Your task is to retype the lines from the opening of the material through the line that includes "const N_ROWS = 52;". Do not copy the pictures.

AVAILABLE DATA:
--*--
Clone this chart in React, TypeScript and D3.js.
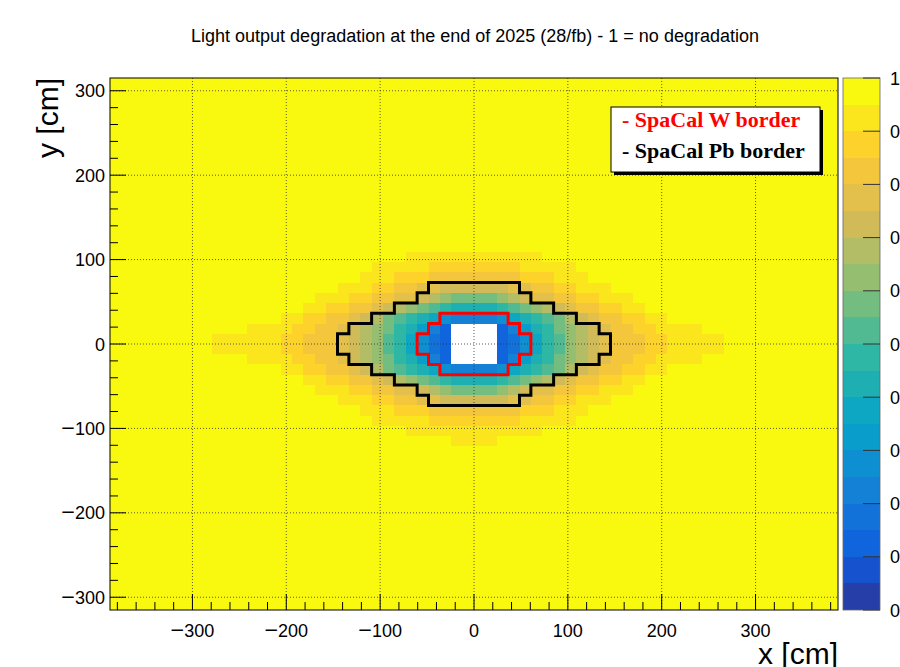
import React, { useEffect, useRef } from 'react';
import * as d3 from 'd3';

// cell size of the calorimeter map (cm)
const CELL = 12.12;
const N_COLS = 64;
const N_ROWS = 52;

const titleText =
  'Light output degradation at the end of 2025 (28/fb) - 1 = no degradation';
const xTicks = [-300, -200, -100, 0, 100, 200, 300];
const yTicks = [-300, -200, -100, 0, 100, 200, 300];
const zTicks = [0, 0.1, 0.2, 0.3, 0.4, 0.5, 0.6, 0.7, 0.8, 0.9, 1];
const zTickLabels = ['0', '0.1', '0.2', '0.3', '0.4', '0.5', '0.6', '0.7', '0.8', '0.9', '1'];

// band codes: 0..9, A..J -> contour band 0..19 (band k covers k/20 .. (k+1)/20)
// '#' = empty cell (beam hole)
const bandCodes = '0123456789ABCDEFGHIJ';
const firstCol = -24;
// rows above the beam line, row 0 first; columns -24 .. 23
const rowsAbove = [
  'JIIIIIIHHGGGFEDCA97532####23579ACDEFGGGHHIIIIIJJ',
  'JJJJIIIIHHGGFEDCB98642####24689BCDEFGGHHIIIIJJJJ',
  'JJJJJJJIIHHGGFEDBA987544445789ABDEFGGHHIIJJJJJJJ',
  'JJJJJJJJJIIHHGGFEDCBA988889ABCDEFGGHHIIJJJJJJJJJ',
  'JJJJJJJJJJIIIHHGGFFEDCBBBBCDEFFGGHHIIIJJJJJJJJJJ',
  'JJJJJJJJJJJJIIIHHGGFFEEEEEEFFGGHHIIIJJJJJJJJJJJJ',
  'JJJJJJJJJJJJJJIIIHHHGGGGGGGGHHHIIIJJJJJJJJJJJJJJ',
  'JJJJJJJJJJJJJJJIIIIIHHHHHHHHIIIIIJJJJJJJJJJJJJJJ',
  'JJJJJJJJJJJJJJJJJJIIIIIIIIIIIIJJJJJJJJJJJJJJJJJJ',
];
// rows below the beam line, row -1 first
const rowsBelow = [
  'JIIIIIIHHGGGFEDCA97532####23579ACDEFGGGHHIIIIIJJ',
  'JJJJIIIIHHGGFEDCB98642####24689BCDEFGGHHIIIIJJJJ',
  'JJJJJJJIIHHGGFEDBA987544445789ABDEFGGHHIIJJJJJJJ',
  'JJJJJJJJJIIHHGGFEDCBA988889ABCDEFGGHHIIJJJJJJJJJ',
  'JJJJJJJJJJIIIHHGGFFEDCBBBBCDEFFGGHHIIIJJJJJJJJJJ',
  'JJJJJJJJJJJJIIIHHGGFFEEEEEEFFGGHHIIIJJJJJJJJJJJJ',
  'JJJJJJJJJJJJJJIIIHHHGGGGGGGGHHHIIIJJJJJJJJJJJJJJ',
  'JJJJJJJJJJJJJJJIIIIIHHHHHHHHIIIIIJJJJJJJJJJJJJJJ',
  'JJJJJJJJJJJJJJJJJJIIIIIIIIIIIIJJJJJJJJJJJJJJJJJJ',
  'JJJJJJJJJJJJJJJJJJJJJJIIIIJJJJJJJJJJJJJJJJJJJJJJ',
];

// half widths (in cells) of the module borders, row 0 / row -1 outwards
const wBorderHalfWidth = [5, 4, 3];
const pbBorderHalfWidth = [12, 11, 9, 7, 5, 4];

const legendLabels = ['- SpaCal W border', '- SpaCal Pb border'];
const legendColors = ['#ff0000', '#000000'];

// ROOT kBird palette
const birdStops = [0, 0.125, 0.25, 0.375, 0.5, 0.625, 0.75, 0.875, 1];
const birdRed = [0.2082, 0.0592, 0.078, 0.0232, 0.1802, 0.5301, 0.8186, 0.9956, 0.9764];
const birdGreen = [0.1664, 0.3599, 0.5041, 0.6419, 0.7178, 0.7492, 0.7328, 0.7862, 0.9832];
const birdBlue = [0.5293, 0.8684, 0.8385, 0.7914, 0.6425, 0.4662, 0.3499, 0.1968, 0.0539];

const N_PALETTE = 255;
const N_BANDS = 20;

const paletteColor = (idx: number) => {
  const starts = birdStops.map(s => Math.floor(s * N_PALETTE));
  let g = 0;
  while (g < starts.length - 2 && idx >= starts[g + 1]) g++;
  const n = starts[g + 1] - starts[g];
  const f = (idx - starts[g]) / n;
  const ch = (arr: number[]) => Math.round(255 * (arr[g] + f * (arr[g + 1] - arr[g])));
  return d3.rgb(ch(birdRed), ch(birdGreen), ch(birdBlue)).formatHex();
};

const bandColor = (k: number) =>
  paletteColor(Math.min(N_PALETTE - 1, Math.floor((k + 0.99) * N_PALETTE / N_BANDS)));

const valueToBand = (v: number) => Math.min(N_BANDS - 1, Math.floor(v * N_BANDS + 0.01));

// value map, default 1 = no degradation
const buildCells = () => {
  const cells: { col: number; row: number; v: number | null }[] = [];
  const lookup = new Map<string, number | null>();
  const put = (rowStr: string, row: number) => {
    rowStr.split('').forEach((ch, i) => {
      const k = bandCodes.indexOf(ch);
      lookup.set(`${firstCol + i},${row}`, ch === '#' ? null : (k + 0.5) / N_BANDS);
    });
  };
  rowsAbove.forEach((s, r) => put(s, r));
  rowsBelow.forEach((s, r) => put(s, -1 - r));
  for (let col = -N_COLS / 2; col < N_COLS / 2; col++) {
    for (let row = -N_ROWS / 2; row < N_ROWS / 2; row++) {
      const key = `${col},${row}`;
      cells.push({ col, row, v: lookup.has(key) ? (lookup.get(key) as number | null) : 1 });
    }
  }
  return cells;
};

const borderPoints = (h: number[]) => {
  const n = h.length;
  const pts: [number, number][] = [];
  for (let r = 0; r < n; r++) {
    pts.push([h[r], r], [h[r], r + 1]);
  }
  for (let r = n - 1; r >= 0; r--) {
    pts.push([-h[r], r + 1], [-h[r], r]);
  }
  for (let r = 0; r < n; r++) {
    pts.push([-h[r], -r], [-h[r], -r - 1]);
  }
  for (let r = n - 1; r >= 0; r--) {
    pts.push([h[r], -r - 1], [h[r], -r]);
  }
  return pts;
};

const W = 900;
const H = 667;
const frame = { left: 110, right: 838, top: 78, bottom: 610 };
const bar = { left: 843, right: 880 };
const SANS = '"Liberation Sans", Arial, Helvetica, sans-serif';
const SERIF = '"Liberation Serif", "Times New Roman", serif';
const TICK_FONT = 18;

const App = () => {
  const ref = useRef<SVGSVGElement | null>(null);

  useEffect(() => {
    const svg = d3.select(ref.current);
    svg.selectAll('*').remove();

    const x = d3.scaleLinear()
      .domain([-N_COLS / 2 * CELL, N_COLS / 2 * CELL])
      .range([frame.left, frame.right]);
    const y = d3.scaleLinear()
      .domain([-N_ROWS / 2 * CELL, N_ROWS / 2 * CELL])
      .range([frame.bottom, frame.top]);
    const z = d3.scaleLinear().domain([0, 1]).range([frame.bottom, frame.top]);

    svg.append('rect')
      .attr('width', W).attr('height', H).attr('fill', '#fff');

    // title
    svg.append('text')
      .attr('x', 475).attr('y', 42)
      .attr('text-anchor', 'middle')
      .attr('font-family', SANS).attr('font-size', 18)
      .text(titleText);

    // heat map
    const cells = buildCells().filter(c => c.v !== null);
    svg.append('g')
      .attr('shape-rendering', 'crispEdges')
      .selectAll('rect')
      .data(cells)
      .enter().append('rect')
      .attr('x', d => x(d.col * CELL))
      .attr('y', d => y((d.row + 1) * CELL))
      .attr('width', d => x((d.col + 1) * CELL) - x(d.col * CELL))
      .attr('height', d => y(d.row * CELL) - y((d.row + 1) * CELL))
      .attr('fill', d => bandColor(valueToBand(d.v as number)));

    // grid
    const grid = svg.append('g')
      .attr('stroke', '#333').attr('stroke-width', 0.8)
      .attr('stroke-dasharray', '1,2');
    xTicks.forEach(t => {
      grid.append('line')
        .attr('x1', x(t)).attr('x2', x(t))
        .attr('y1', frame.top).attr('y2', frame.bottom);
    });
    yTicks.forEach(t => {
      grid.append('line')
        .attr('y1', y(t)).attr('y2', y(t))
        .attr('x1', frame.left).attr('x2', frame.right);
    });

    // module borders
    const line = d3.line<[number, number]>()
      .x(d => x(d[0] * CELL))
      .y(d => y(d[1] * CELL));
    [[pbBorderHalfWidth, '#000'], [wBorderHalfWidth, '#ff0000']].forEach(([h, col]) => {
      svg.append('path')
        .attr('d', line(borderPoints(h as number[])) + 'Z')
        .attr('fill', 'none')
        .attr('stroke', col as string)
        .attr('stroke-width', 3)
        .attr('stroke-linejoin', 'miter');
    });

    // axes ticks
    const ticks = svg.append('g').attr('stroke', '#000').attr('stroke-width', 1);
    d3.range(-380, 381, 20).forEach(t => {
      const len = t % 100 === 0 ? 16 : 8;
      ticks.append('line')
        .attr('x1', x(t)).attr('x2', x(t))
        .attr('y1', frame.bottom).attr('y2', frame.bottom - len);
    });
    d3.range(-300, 301, 20).forEach(t => {
      const len = t % 100 === 0 ? 16 : 8;
      ticks.append('line')
        .attr('y1', y(t)).attr('y2', y(t))
        .attr('x1', frame.left).attr('x2', frame.left + len);
    });

    svg.append('rect')
      .attr('x', frame.left).attr('y', frame.top)
      .attr('width', frame.right - frame.left)
      .attr('height', frame.bottom - frame.top)
      .attr('fill', 'none').attr('stroke', '#000');

    // tick labels, with ROOT's long minus sign
    const label = (sel: d3.Selection<SVGTextElement, number, SVGGElement, unknown>) => {
      sel.each(function (d) {
        const t = d3.select(this);
        if (d < 0) {
          t.append('tspan').attr('font-size', TICK_FONT * 1.3).attr('dy', 1).text('\u2212');
          t.append('tspan').attr('dy', -1).text(String(Math.abs(d)));
        } else {
          t.text(String(d));
        }
      });
    };
    svg.append('g').selectAll<SVGTextElement, number>('text')
      .data(xTicks).enter().append('text')
      .attr('x', d => x(d)).attr('y', 637)
      .attr('text-anchor', 'middle')
      .attr('font-family', SANS).attr('font-size', TICK_FONT)
      .call(label);
    svg.append('g').selectAll<SVGTextElement, number>('text')
      .data(yTicks).enter().append('text')
      .attr('x', 105).attr('y', d => y(d) + 6.5)
      .attr('text-anchor', 'end')
      .attr('font-family', SANS).attr('font-size', TICK_FONT)
      .call(label);

    svg.append('text')
      .attr('x', frame.right).attr('y', 664)
      .attr('text-anchor', 'end')
      .attr('font-family', SANS).attr('font-size', 30)
      .text('x [cm]');
    svg.append('text')
      .attr('transform', `translate(58,${frame.top}) rotate(-90)`)
      .attr('text-anchor', 'end')
      .attr('font-family', SANS).attr('font-size', 30)
      .text('y [cm]');

    // legend
    const lx = 611, ly = 107, lw = 209, lh = 65;
    svg.append('rect')
      .attr('x', lx + 3).attr('y', ly + 3).attr('width', lw).attr('height', lh)
      .attr('fill', '#000');
    svg.append('rect')
      .attr('x', lx).attr('y', ly).attr('width', lw).attr('height', lh)
      .attr('fill', '#fff').attr('stroke', '#000');
    legendLabels.forEach((lab, i) => {
      svg.append('text')
        .attr('x', 622).attr('y', 127 + i * 31)
        .attr('font-family', SERIF).attr('font-weight', 'bold')
        .attr('font-size', 22)
        .attr('fill', legendColors[i])
        .text(lab);
    });

    // colour bar
    const bands = d3.range(N_BANDS);
    svg.append('g')
      .attr('shape-rendering', 'crispEdges')
      .selectAll('rect')
      .data(bands).enter().append('rect')
      .attr('x', bar.left).attr('width', bar.right - bar.left)
      .attr('y', k => z((k + 1) / N_BANDS))
      .attr('height', k => z(k / N_BANDS) - z((k + 1) / N_BANDS))
      .attr('fill', k => bandColor(k));
    svg.append('rect')
      .attr('x', bar.left).attr('y', frame.top)
      .attr('width', bar.right - bar.left).attr('height', frame.bottom - frame.top)
      .attr('fill', 'none').attr('stroke', '#666').attr('stroke-width', 0.8);
    zTicks.forEach((t, i) => {
      svg.append('line')
        .attr('x1', bar.right).attr('x2', bar.right - 17)
        .attr('y1', z(t)).attr('y2', z(t))
        .attr('stroke', '#333').attr('stroke-width', 1);
      // labels run past the page edge, as in the original canvas
      svg.append('text')
        .attr('x', 890).attr('y', z(t) + 6.5)
        .attr('font-family', SANS).attr('font-size', TICK_FONT)
        .text(zTickLabels[i]);
    });
  }, []);

  return (
    <svg
      ref={ref}
      width={W}
      height={H}
      style={{ position: 'absolute', left: 0, top: 0 }}
    />
  );
};

export default App;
--*--
SOLUTION TO THIS TASK:
Clone this chart in React, TypeScript and D3.js.
import React, { useEffect, useRef } from 'react';
import * as d3 from 'd3';

// cell size of the calorimeter map (cm)
const CELL = 12.12;
const N_COLS = 64;
const N_ROWS = 52;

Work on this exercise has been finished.